Fast pdf to jpg conversion on Linux wanted

Solution 1:

Using Ghostscript directly (instead of using ImageMagick's convert command, which calls Ghostscript indirectly) is indeed faster. And it gives you more control about conversion parameters. Try

gs \
   -sDEVICE=jpeg   \
   -o bar_%03d.jpg \
   -dJPEGQ=95      \
   -r600x600       \
   -g4960x7016     \
   foo.pdf

where

  • -o: determines output path+filename (and saves usage of -dBATCH -dNOPAUSE)
  • -dJPEGQ: sets JPEG quality to 95%
  • -r: sets resolution to 600dpi
  • -g: sets image size to 4960x7016px
  • -sDEVICE: sets output as JPEG

This command will probably be still to slow for you and create files bigger than expected. For smaller filesizes and faster execution try this (which probably comes close to output quality of your convert commandline):

gs \
   -sDEVICE=jpeg   \
   -o bar_%03d_200dpi_q80.jpg \
   -dJPEGQ=80      \
   -r200x200       \
   -g1653x2339     \
   foo.pdf

or even

gs \
   -sDEVICE=jpeg   \
   -o bar_%03d_default_a4.jpg \
   -sPAPERSIZE=a4 \
   foo.pdf

(which gives 72dpi resolution, often good enough for most screens and for most web applications).

Solution 2:

BTW, one of the reasons ImageMagick is so much slower is that it calls Ghostscript twice. It does not convert PDF => PNG in one go, but uses 2 different steps:

  • it first uses Ghostscript for PDF => PostScript conversion;
  • it then uses Ghostscript for PostScript => PNG conversion.

You can learn about the detailed settings ImageMagick's "delegates" (the external programs ImageMagick uses, such as Ghostscript) by typing

convert -list delegate

(On my system that's a list of 32 different commands.) Now to see which commands are used to convert to PNG, use this:

convert -list delegate | grep -i png

Ok, this was for Linux. If you are on Windows, try this:

convert -list delegate | findstr /i png

You'll discover that IM does produce PNG only from PS or EPS input. So how does IM get (E)PS from your PDF? Easy:

convert -list delegate | findstr /i PDF
convert -list delegate | grep -i PDF

Ah! It uses Ghostscript to make a PDF => PS conversion, then uses Ghostscript again to make a PS => PNG conversion. Works, but isn't the most efficient way if you know that Ghostscript can do PDF => PNG in one go. And faster. And in much better quality.

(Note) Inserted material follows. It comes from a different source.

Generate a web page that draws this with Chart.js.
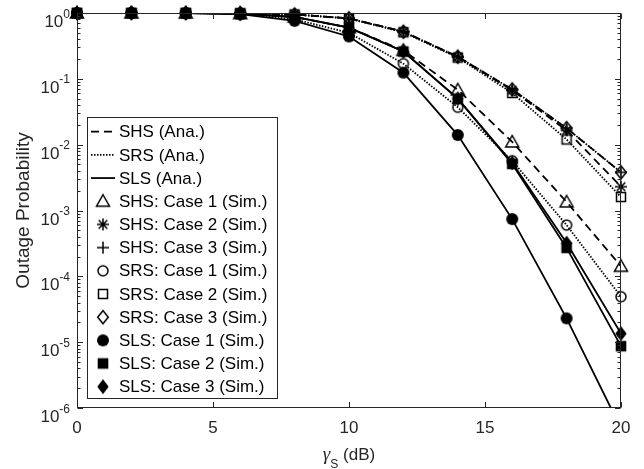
<!DOCTYPE html>
<html>
<head>
<meta charset="utf-8">
<title>Outage probability vs SNR</title>
<script src="https://cdn.jsdelivr.net/npm/chart.js@4/dist/chart.umd.min.js"></script>
<style>
  html, body { margin: 0; padding: 0; background: #fff; }
  canvas { display: block; }
</style>
</head>
<body>
<canvas id="chart" width="644" height="469"></canvas>
<script>
// SNR grid (dB) and axis ticks
var SNR_DB = [0, 2, 4, 6, 8, 10, 12, 14, 16, 18, 20];
var X_TICKS = [0, 5, 10, 15, 20];
var Y_EXPONENTS = [0, -1, -2, -3, -4, -5, -6];

// Analytical outage probability, one array per scheme / case
var SHS_CASE1 = [1, 1, 0.998, 0.98, 0.87, 0.6, 0.27, 0.068, 0.011, 0.00135, 0.000142];
var SHS_CASE2 = [1, 1, 0.999, 0.99, 0.95, 0.83, 0.52, 0.215, 0.067, 0.0165, 0.0023];
var SHS_CASE3 = [1, 1, 0.999, 0.99, 0.95, 0.83, 0.52, 0.217, 0.069, 0.0178, 0.0038];
var SRS_CASE1 = [1, 1, 0.997, 0.97, 0.8, 0.5, 0.17, 0.037, 0.0057, 0.0006, 0.000049];
var SRS_CASE2 = [1, 1, 0.999, 0.99, 0.95, 0.82, 0.51, 0.21, 0.061, 0.012, 0.0016];
var SRS_CASE3 = [1, 1, 0.999, 0.99, 0.95, 0.83, 0.52, 0.217, 0.069, 0.0178, 0.0038];
var SLS_CASE1 = [1, 1, 0.997, 0.96, 0.76, 0.44, 0.124, 0.014, 0.00074, 0.000023, 0.00000049];
var SLS_CASE2 = [1, 1, 0.998, 0.98, 0.87, 0.6, 0.26, 0.05, 0.0051, 0.00027, 0.0000087];
var SLS_CASE3 = [1, 1, 0.998, 0.98, 0.87, 0.6, 0.26, 0.05, 0.0053, 0.00032, 0.0000135];

// Monte Carlo points (SLS case 1 has no point at 20 dB)
var SLS_CASE1_SIM = [1, 1, 0.997, 0.96, 0.76, 0.44, 0.124, 0.014, 0.00074, 0.000023, null];

var ANA_LABELS = ['SHS (Ana.)', 'SRS (Ana.)', 'SLS (Ana.)'];
var DASHES = [[8, 5], [1.5, 1.5], []];

var AXIS_COLOR = '#262626';
var FONT = '"Liberation Sans", Arial, sans-serif';

var curves = [
  { scheme: 0, ana: SHS_CASE1, sim: SHS_CASE1, marker: 'triangle', label: 'SHS: Case 1 (Sim.)' },
  { scheme: 0, ana: SHS_CASE2, sim: SHS_CASE2, marker: 'asterisk', label: 'SHS: Case 2 (Sim.)' },
  { scheme: 0, ana: SHS_CASE3, sim: SHS_CASE3, marker: 'plus', label: 'SHS: Case 3 (Sim.)' },
  { scheme: 1, ana: SRS_CASE1, sim: SRS_CASE1, marker: 'circle', label: 'SRS: Case 1 (Sim.)' },
  { scheme: 1, ana: SRS_CASE2, sim: SRS_CASE2, marker: 'square', label: 'SRS: Case 2 (Sim.)' },
  { scheme: 1, ana: SRS_CASE3, sim: SRS_CASE3, marker: 'diamond', label: 'SRS: Case 3 (Sim.)' },
  { scheme: 2, ana: SLS_CASE1, sim: SLS_CASE1_SIM, marker: 'circleFilled', label: 'SLS: Case 1 (Sim.)' },
  { scheme: 2, ana: SLS_CASE2, sim: SLS_CASE2, marker: 'squareFilled', label: 'SLS: Case 2 (Sim.)' },
  { scheme: 2, ana: SLS_CASE3, sim: SLS_CASE3, marker: 'diamondFilled', label: 'SLS: Case 3 (Sim.)' }
];

// MATLAB-like marker glyphs, drawn once on small canvases and reused as pointStyle
function makeMarker(kind) {
  var c = document.createElement('canvas');
  c.width = 20;
  c.height = 20;
  var g = c.getContext('2d');
  var m = 10;
  g.strokeStyle = '#000';
  g.fillStyle = '#000';
  g.lineWidth = 1.5;
  g.beginPath();
  switch (kind) {
    case 'triangle':
      g.moveTo(m, m - 6.5); g.lineTo(m + 6.5, m + 5); g.lineTo(m - 6.5, m + 5); g.closePath();
      g.stroke();
      break;
    case 'asterisk':
      g.moveTo(m, m - 6); g.lineTo(m, m + 6);
      g.moveTo(m - 6, m); g.lineTo(m + 6, m);
      g.moveTo(m - 4.3, m - 4.3); g.lineTo(m + 4.3, m + 4.3);
      g.moveTo(m - 4.3, m + 4.3); g.lineTo(m + 4.3, m - 4.3);
      g.stroke();
      break;
    case 'plus':
      g.moveTo(m, m - 6); g.lineTo(m, m + 6);
      g.moveTo(m - 6, m); g.lineTo(m + 6, m);
      g.stroke();
      break;
    case 'circle':
      g.arc(m, m, 5, 0, Math.PI * 2);
      g.stroke();
      break;
    case 'square':
      g.rect(m - 4.5, m - 4.5, 9, 9);
      g.stroke();
      break;
    case 'diamond':
      g.moveTo(m, m - 6.5); g.lineTo(m + 5.3, m); g.lineTo(m, m + 6.5); g.lineTo(m - 5.3, m); g.closePath();
      g.stroke();
      break;
    case 'circleFilled':
      g.arc(m, m, 6, 0, Math.PI * 2);
      g.fill();
      break;
    case 'squareFilled':
      g.rect(m - 5.3, m - 5.3, 10.6, 10.6);
      g.fill();
      break;
    case 'diamondFilled':
      g.moveTo(m, m - 7.5); g.lineTo(m + 5.7, m); g.lineTo(m, m + 7.5); g.lineTo(m - 5.7, m); g.closePath();
      g.fill();
      break;
  }
  return c;
}

function toPoints(values) {
  return SNR_DB.map(function (x, i) { return { x: x, y: values[i] }; });
}

curves.forEach(function (c) { c.image = makeMarker(c.marker); });

// markers first so they sit on top of the curves
var datasets = [];
curves.forEach(function (c) {
  datasets.push({
    type: 'scatter',
    label: c.label,
    data: toPoints(c.sim),
    showLine: false,
    pointStyle: c.image,
    pointRadius: 6,
    clip: false
  });
});
curves.forEach(function (c) {
  datasets.push({
    type: 'line',
    label: ANA_LABELS[c.scheme],
    data: toPoints(c.ana),
    borderColor: '#000',
    borderWidth: 1.8,
    borderDash: DASHES[c.scheme],
    pointRadius: 0,
    fill: false,
    tension: 0
  });
});

function drawLine(ctx, x1, y1, x2, y2) {
  ctx.beginPath();
  ctx.moveTo(x1, y1);
  ctx.lineTo(x2, y2);
  ctx.stroke();
}

// box, inward ticks, exponent labels, axis titles and the legend
var matlabAxes = {
  id: 'matlabAxes',
  afterDraw: function (chart) {
    var ctx = chart.ctx;
    var a = chart.chartArea;
    var xs = chart.scales.x;
    var ys = chart.scales.y;
    var left = Math.round(a.left) + 0.5, right = Math.round(a.right) - 0.5;
    var top = Math.round(a.top) + 0.5, bottom = Math.round(a.bottom) - 0.5;

    ctx.save();
    ctx.strokeStyle = AXIS_COLOR;
    ctx.lineWidth = 1;
    ctx.strokeRect(left, top, right - left, bottom - top);

    X_TICKS.forEach(function (v) {
      var px = Math.round(xs.getPixelForValue(v)) + 0.5;
      drawLine(ctx, px, bottom, px, bottom - 5.5);
      drawLine(ctx, px, top, px, top + 5.5);
    });

    Y_EXPONENTS.forEach(function (e) {
      var py = Math.round(ys.getPixelForValue(Math.pow(10, e))) + 0.5;
      drawLine(ctx, left, py, left + 5.5, py);
      drawLine(ctx, right, py, right - 5.5, py);
      if (e > -6) {
        for (var k = 2; k <= 9; k++) {
          var my = Math.round(ys.getPixelForValue(k * Math.pow(10, e - 1))) + 0.5;
          drawLine(ctx, left, my, left + 3, my);
          drawLine(ctx, right, my, right - 3, my);
        }
      }
    });

    // y tick labels as 10 with a raised exponent
    ctx.fillStyle = AXIS_COLOR;
    ctx.textBaseline = 'alphabetic';
    ctx.textAlign = 'left';
    Y_EXPONENTS.forEach(function (e) {
      var py = ys.getPixelForValue(Math.pow(10, e));
      var exp = String(e);
      ctx.font = '12px ' + FONT;
      var ew = ctx.measureText(exp).width;
      ctx.font = '17px ' + FONT;
      var bw = ctx.measureText('10').width;
      var x0 = 70 - ew - bw;
      ctx.fillText('10', x0, py + 14);
      ctx.font = '12px ' + FONT;
      ctx.fillText(exp, x0 + bw, py + 4.5);
    });

    // y axis title
    ctx.save();
    ctx.translate(29, (a.top + a.bottom) / 2);
    ctx.rotate(-Math.PI / 2);
    ctx.textAlign = 'center';
    ctx.font = '19px ' + FONT;
    ctx.fillText('Outage Probability', 0, 0);
    ctx.restore();

    // x axis title: gamma with subscript S
    var gFont = 'italic 19px "Liberation Serif", serif';
    var sFont = '12px ' + FONT;
    var tFont = '17px ' + FONT;
    ctx.font = gFont;
    var gw = ctx.measureText('\u03b3').width;
    ctx.font = sFont;
    var sw = ctx.measureText('S').width;
    ctx.font = tFont;
    var tw = ctx.measureText(' (dB)').width;
    var tx = (a.left + a.right) / 2 - (gw + sw + tw) / 2;
    ctx.font = gFont;
    ctx.fillText('\u03b3', tx, 460);
    ctx.font = sFont;
    ctx.fillText('S', tx + gw, 468);
    ctx.font = tFont;
    ctx.fillText(' (dB)', tx + gw + sw, 460);

    // legend
    var lx = 87.5, ly = 117.5, lw = 190, lh = 281;
    ctx.fillStyle = '#fff';
    ctx.fillRect(lx, ly, lw, lh);
    ctx.strokeStyle = AXIS_COLOR;
    ctx.strokeRect(lx, ly, lw, lh);

    var rowY = 131.7, rowStep = 23.18;
    ctx.font = '17px ' + FONT;
    ctx.textBaseline = 'middle';
    ctx.fillStyle = '#000';
    ANA_LABELS.forEach(function (label, i) {
      var y = rowY + rowStep * i;
      ctx.save();
      ctx.strokeStyle = '#000';
      ctx.lineWidth = 1.8;
      ctx.setLineDash(DASHES[i]);
      drawLine(ctx, 91, y, 115, y);
      ctx.restore();
      ctx.fillText(label, 119, y + 1);
    });
    curves.forEach(function (c, i) {
      var y = rowY + rowStep * (i + 3);
      ctx.drawImage(c.image, 103 - c.image.width / 2, y - c.image.height / 2);
      ctx.fillText(c.label, 119, y + 1);
    });
    ctx.restore();
  }
};

Chart.defaults.font.family = FONT;

var chart = new Chart(document.getElementById('chart'), {
  type: 'line',
  data: { datasets: datasets },
  options: {
    responsive: false,
    devicePixelRatio: 1,
    animation: false,
    layout: { padding: { left: 0, right: 23, top: 13, bottom: 0 } },
    plugins: {
      legend: { display: false },
      tooltip: { enabled: false }
    },
    scales: {
      x: {
        type: 'linear',
        min: 0,
        max: 20,
        afterFit: function (scale) { scale.height = 61; },
        afterBuildTicks: function (scale) {
          scale.ticks = X_TICKS.map(function (v) { return { value: v }; });
        },
        ticks: { color: AXIS_COLOR, font: { size: 17 }, padding: 10, maxRotation: 0 },
        grid: { display: false, drawTicks: false },
        border: { display: false }
      },
      y: {
        type: 'logarithmic',
        min: 1e-6,
        max: 1,
        afterFit: function (scale) { scale.width = 77; },
        ticks: { display: false },
        grid: { display: false, drawTicks: false },
        border: { display: false }
      }
    }
  },
  plugins: [matlabAxes]
});
</script>
</body>
</html>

About IM's handling of PDF conversion to images via the Ghostscript delegate you should know two things first and foremost:

  1. By default, if you don't give an extra parameter, Ghostscript will output images with a 72dpi resolution. That's why sometimes people here suggest to add -density 600 as a convert parameter which tells Ghostscript to use a 600 dpi resolution for its image output.
  2. The detour of IM to call Ghostscript twice to convert first PDF => PS and then PS => PNG is a real blunder. Because you never win and harldy keep quality in the first step, but very often loose some. Reasons:
    • PDF can handle transparencies, which PostScript can not.
    • PDF can embed TrueType fonts, which PostScript can not. etc.pp.
      (Conversion in the opposite direction, PS => PDF, therefor is not that critical....)

That's why I'd suggested you convert your PDFs in one go to PNG (or JPEG) using Ghostscript directly. And use the most recent version 8.71 (soon to be released: 9.00) of Ghostscript...


Solution 3:

The program pdftoppm from the poppler package is also able to create JPEGs, and for me it is about twice as fast as using gs as described above:

pdftoppm -jpeg -r 300 foo.pdf foo.jpg

Solution 4:

In my experience, MuPDF is a lot faster than Ghostscript. It is a much newer project without much of the cruft in gs. Try if it fits for your usecase!

mudraw -w 1024 -h 768 -r 200 -c rgb -o bar%d.png foo.pdf

If you have a older linux distribution and installed mupdf-tools from the repository, mudraw might still be called pdfdraw

You then have to convert the png to jpeg using for example imagemagick. But it will still be faster than Ghostscript.